Not for self, but for all: Creating a truly inclusive economy

Camden Inclusive Economy
4 min readJan 21, 2020

Words by Patrick Jones, Business Growth Manager at London Borough of Camden.

Embedding value in local growth

Camden is on an ambitious journey to create an inclusive economy.

As Camden 2025 sets out, we have a shared vision for the borough that Camden is a place where everyone’s voice is heard, and no one is left behind. We want this to be true of our local economy. This means moving beyond the previous orthodoxy of redistributing the benefits of growth down to communities, and instead pursuing ‘ground-up’ participation in shaping and growing Camden’s economy from across our communities.

This comes off the back of a strong record of growth, in traditional terms.

Camden’s economy, particularly around King’s Cross and what has become known as the Knowledge Quarter area has grown significantly, creating around 40,000 new jobs in the science and technology sectors in the last decade. Read any literature about Camden and it will undoubtedly reference global leading research and investment in life sciences, artificial intelligence and tech.

Against common measures of growth, this seems to be a clear success story, but residents living in the areas surrounding King’s Cross and Euston consistently tell us that they feel detached from the benefits of growth and often describe the alienation of new development on their doorsteps.

Why is this the case? Why are local residents not prospering commensurate to the scale of investment into Camden, and King’s Cross in particular?

We already know part of the answer: poor health and wellbeing, skills and job readiness, the flexibility of job roles and inaccessible recruitment processes. Responding to problems such as these has been the meat and drink of local authority Economic Development teams for decades — and will continue to be a crucial role we play, innovating and iterating our services as we go.

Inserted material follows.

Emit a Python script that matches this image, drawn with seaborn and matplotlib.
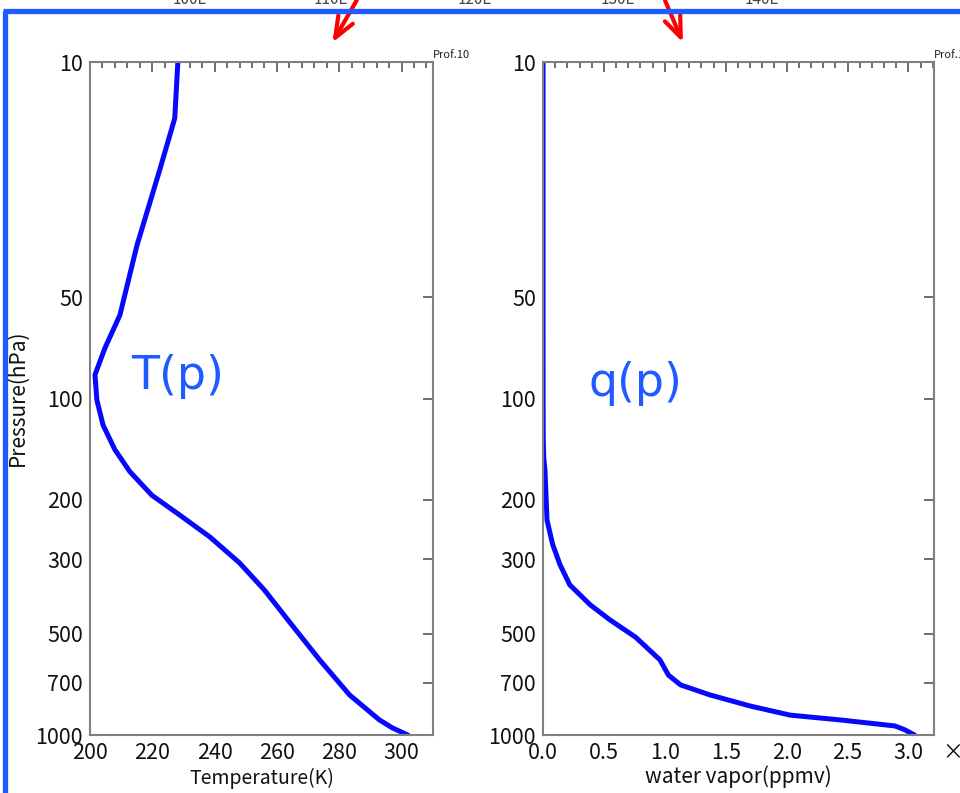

But in the main this has led to incremental change, with some shining examples of best practice. Some people’s lives and careers have been transformed — last year, local employment services supported 520 people into work, and we’ve built great partnerships with employers to achieve these outcomes. But being incremental isn’t going to stand up to the scale of the challenge. According to the latest figures from the Annual Survey of Hours and Earnings, 10% of the lowest earners in Camden earn less than £9.34 per hour - more than £1 less than the minimum London living wage. A figure that is even worse for part-time workers.

Our task is to provoke a sea change in behaviour and outcomes in how our economy grows.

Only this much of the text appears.